*GIVEN DATA*:
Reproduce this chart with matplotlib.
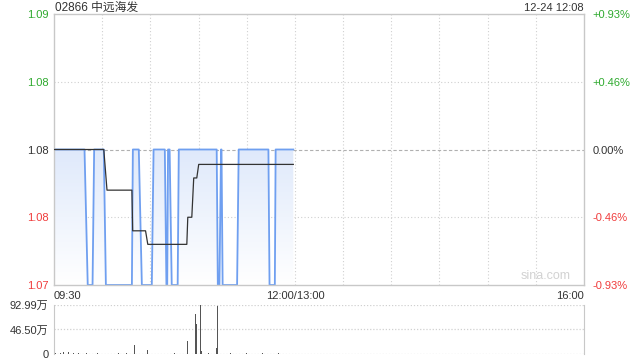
"""Intraday minute chart for 02866 (price + volume), sina style."""

import matplotlib

matplotlib.use("Agg")
import matplotlib.pyplot as plt  # noqa: E402
import numpy as np  # noqa: E402

plt.rcParams["font.family"] = ["Liberation Sans", "Noto Sans CJK SC", "DejaVu Sans"]

TITLE = "02866 中远海发"
STAMP = "12-24 12:08"
PREV_CLOSE = 1.08

# trading minutes since 09:30 (lunch break skipped: 150 = 12:00/13:00, 330 = 16:00)
price_t = [0, 19, 21, 24, 25, 31, 32.3, 48.5, 49.1, 52.8, 54.7, 60.9, 62, 69, 70, 70.5,
           71, 72, 73.3, 77, 77.7, 101.3, 102, 103, 104, 104.3, 105, 114, 115, 133.5,
           134.2, 137.5, 138, 149]
price_v = [1.08, 1.08, 1.07, 1.07, 1.08, 1.08, 1.07, 1.07, 1.08, 1.08, 1.07, 1.07, 1.08,
           1.08, 1.07, 1.07, 1.08, 1.08, 1.07, 1.07, 1.08, 1.08, 1.07, 1.07, 1.08, 1.08,
           1.07, 1.07, 1.08, 1.08, 1.07, 1.07, 1.08, 1.08]

avg_t = [0, 31, 33, 48.5, 49, 57, 58.4, 82.7, 83.3, 85.8, 87, 88.9, 90.1, 149]
avg_v = [1.08, 1.08, 1.077, 1.077, 1.074, 1.074, 1.073, 1.073, 1.075, 1.075, 1.0779,
         1.0779, 1.0789, 1.0789]

# volume in 万 shares
vol_t = [1, 4, 6, 9, 12, 15, 20, 27, 33, 40, 45, 50, 58, 66, 75, 83, 88, 89, 91, 92,
         96, 101, 102, 110, 120, 130, 140]
vol_v = [1.5, 1.0, 3.5, 3.0, 1.0, 1.2, 1.0, 1.0, 2.5, 1.0, 1.2, 17.0, 7.6, 1.0, 1.2,
         24.7, 76.0, 57.0, 92.99, 5.0, 1.0, 11.0, 92.0, 1.0, 1.0, 1.0, 1.0]

y_ticks = [1.07, 1.075, 1.08, 1.085, 1.09]
y_labels = ["1.07", "1.08", "1.08", "1.08", "1.09"]
pct_labels = ["-0.93%", "-0.46%", "0.00%", "+0.46%", "+0.93%"]
tick_colors = ["#f03c3c", "#f03c3c", "#333333", "#2eaa2e", "#2eaa2e"]

vol_ticks = [0, 46.50, 92.99]
vol_labels = ["0", "46.50万", "92.99万"]

GRID = "#d0d0d0"
BORDER = "#c8c8c8"


def main() -> None:
    fig = plt.figure(figsize=(6.4, 3.6), dpi=100)
    ax = fig.add_axes([54 / 640, 75 / 360, 530 / 640, 271 / 360])
    axv = fig.add_axes([54 / 640, 6 / 360, 530 / 640, 49 / 360])

    # price panel
    ax.set_xlim(0, 330)
    ax.set_ylim(1.07, 1.09)
    for s in ax.spines.values():
        s.set_color(BORDER)
        s.set_linewidth(1)
    for m in range(30, 330, 30):
        ax.axvline(m, color=GRID, lw=0.8, ls=(0, (1, 2)), zorder=0)
    for y in (1.075, 1.085):
        ax.axhline(y, color=GRID, lw=0.8, ls=(0, (1, 2)), zorder=0)
    ax.axhline(PREV_CLOSE, color="#b0b0b0", lw=0.8, ls=(0, (3, 2)), zorder=0)

    # gradient fill under price line
    poly = ax.fill_between(price_t, price_v, 1.07, color="none", lw=0)
    grad = np.linspace(0, 1, 256).reshape(-1, 1)
    img = ax.imshow(grad, extent=[0, 149, 1.07, 1.08], origin="lower",
                    cmap=matplotlib.colors.LinearSegmentedColormap.from_list(
                        "g", ["#ffffff", "#dfe9fb"]),
                    aspect="auto", zorder=1)
    img.set_clip_path(poly.get_paths()[0], transform=ax.transData)
    ax.set_xlim(0, 330)
    ax.set_ylim(1.07, 1.09)

    ax.plot(price_t, price_v, color="#6f9ff0", lw=1.3, zorder=2)
    ax.plot(avg_t, avg_v, color="#333333", lw=0.9, zorder=3)

    ax.set_yticks(y_ticks)
    ax.set_yticklabels(y_labels, fontsize=8)
    for lbl, c in zip(ax.get_yticklabels(), tick_colors):
        lbl.set_color(c)
    ax.tick_params(axis="y", length=0, pad=4)

    ax.set_xticks([0, 150, 330])
    ax.set_xticklabels(["09:30", "12:00/13:00", "16:00"], fontsize=8, color="#333333")
    xl = ax.get_xticklabels()
    xl[0].set_ha("left")
    xl[2].set_ha("right")
    ax.tick_params(axis="x", length=0, pad=4)

    ax2 = ax.twinx()
    ax2.set_ylim(1.07, 1.09)
    ax2.set_yticks(y_ticks)
    ax2.set_yticklabels(pct_labels, fontsize=8)
    for lbl, c in zip(ax2.get_yticklabels(), tick_colors):
        lbl.set_color(c)
    ax2.tick_params(axis="y", length=0, pad=6)
    for s in ax2.spines.values():
        s.set_visible(False)

    ax.text(0.975, 0.01, "sina.com", transform=ax.transAxes, ha="right", va="bottom",
            fontsize=9, color="#d2d2d2")

    # volume panel
    axv.set_xlim(0, 330)
    axv.set_ylim(0, 92.99)
    axv.bar(vol_t, vol_v, width=0.6, color="#555555", zorder=2)
    axv.spines["top"].set_visible(False)
    axv.spines["bottom"].set_visible(False)
    axv.spines["left"].set_color(BORDER)
    axv.spines["right"].set_color(BORDER)
    for y in vol_ticks:
        axv.axhline(y, color=GRID, lw=0.9, ls=(0, (1, 1.5)), zorder=0)
    axv.set_xticks([])
    axv.set_yticks(vol_ticks)
    axv.set_yticklabels(vol_labels, fontsize=8, color="#333333")
    axv.tick_params(axis="y", length=0, pad=4)

    fig.text(55 / 640, 1 - 8 / 360, TITLE, fontsize=8.5, color="#333333",
             ha="left", va="center")
    fig.text(584 / 640, 1 - 8 / 360, STAMP, fontsize=8, color="#333333",
             ha="right", va="center")

    fig.savefig("out.png", dpi=100)


if __name__ == "__main__":
    main()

*WHAT IS BEING ASKED*: Repeat the listing above from its first line through the line that contains "axv = fig.add_axes([54", both included, and nothing more. Drop the pictures.

*OUTPUT OF THE EXERCISE*:
Reproduce this chart with matplotlib.
"""Intraday minute chart for 02866 (price + volume), sina style."""

import matplotlib

matplotlib.use("Agg")
import matplotlib.pyplot as plt  # noqa: E402
import numpy as np  # noqa: E402

plt.rcParams["font.family"] = ["Liberation Sans", "Noto Sans CJK SC", "DejaVu Sans"]

TITLE = "02866 中远海发"
STAMP = "12-24 12:08"
PREV_CLOSE = 1.08

# trading minutes since 09:30 (lunch break skipped: 150 = 12:00/13:00, 330 = 16:00)
price_t = [0, 19, 21, 24, 25, 31, 32.3, 48.5, 49.1, 52.8, 54.7, 60.9, 62, 69, 70, 70.5,
           71, 72, 73.3, 77, 77.7, 101.3, 102, 103, 104, 104.3, 105, 114, 115, 133.5,
           134.2, 137.5, 138, 149]
price_v = [1.08, 1.08, 1.07, 1.07, 1.08, 1.08, 1.07, 1.07, 1.08, 1.08, 1.07, 1.07, 1.08,
           1.08, 1.07, 1.07, 1.08, 1.08, 1.07, 1.07, 1.08, 1.08, 1.07, 1.07, 1.08, 1.08,
           1.07, 1.07, 1.08, 1.08, 1.07, 1.07, 1.08, 1.08]

avg_t = [0, 31, 33, 48.5, 49, 57, 58.4, 82.7, 83.3, 85.8, 87, 88.9, 90.1, 149]
avg_v = [1.08, 1.08, 1.077, 1.077, 1.074, 1.074, 1.073, 1.073, 1.075, 1.075, 1.0779,
         1.0779, 1.0789, 1.0789]

# volume in 万 shares
vol_t = [1, 4, 6, 9, 12, 15, 20, 27, 33, 40, 45, 50, 58, 66, 75, 83, 88, 89, 91, 92,
         96, 101, 102, 110, 120, 130, 140]
vol_v = [1.5, 1.0, 3.5, 3.0, 1.0, 1.2, 1.0, 1.0, 2.5, 1.0, 1.2, 17.0, 7.6, 1.0, 1.2,
         24.7, 76.0, 57.0, 92.99, 5.0, 1.0, 11.0, 92.0, 1.0, 1.0, 1.0, 1.0]

y_ticks = [1.07, 1.075, 1.08, 1.085, 1.09]
y_labels = ["1.07", "1.08", "1.08", "1.08", "1.09"]
pct_labels = ["-0.93%", "-0.46%", "0.00%", "+0.46%", "+0.93%"]
tick_colors = ["#f03c3c", "#f03c3c", "#333333", "#2eaa2e", "#2eaa2e"]

vol_ticks = [0, 46.50, 92.99]
vol_labels = ["0", "46.50万", "92.99万"]

GRID = "#d0d0d0"
BORDER = "#c8c8c8"


def main() -> None:
    fig = plt.figure(figsize=(6.4, 3.6), dpi=100)
    ax = fig.add_axes([54 / 640, 75 / 360, 530 / 640, 271 / 360])
    axv = fig.add_axes([54 / 640, 6 / 360, 530 / 640, 49 / 360])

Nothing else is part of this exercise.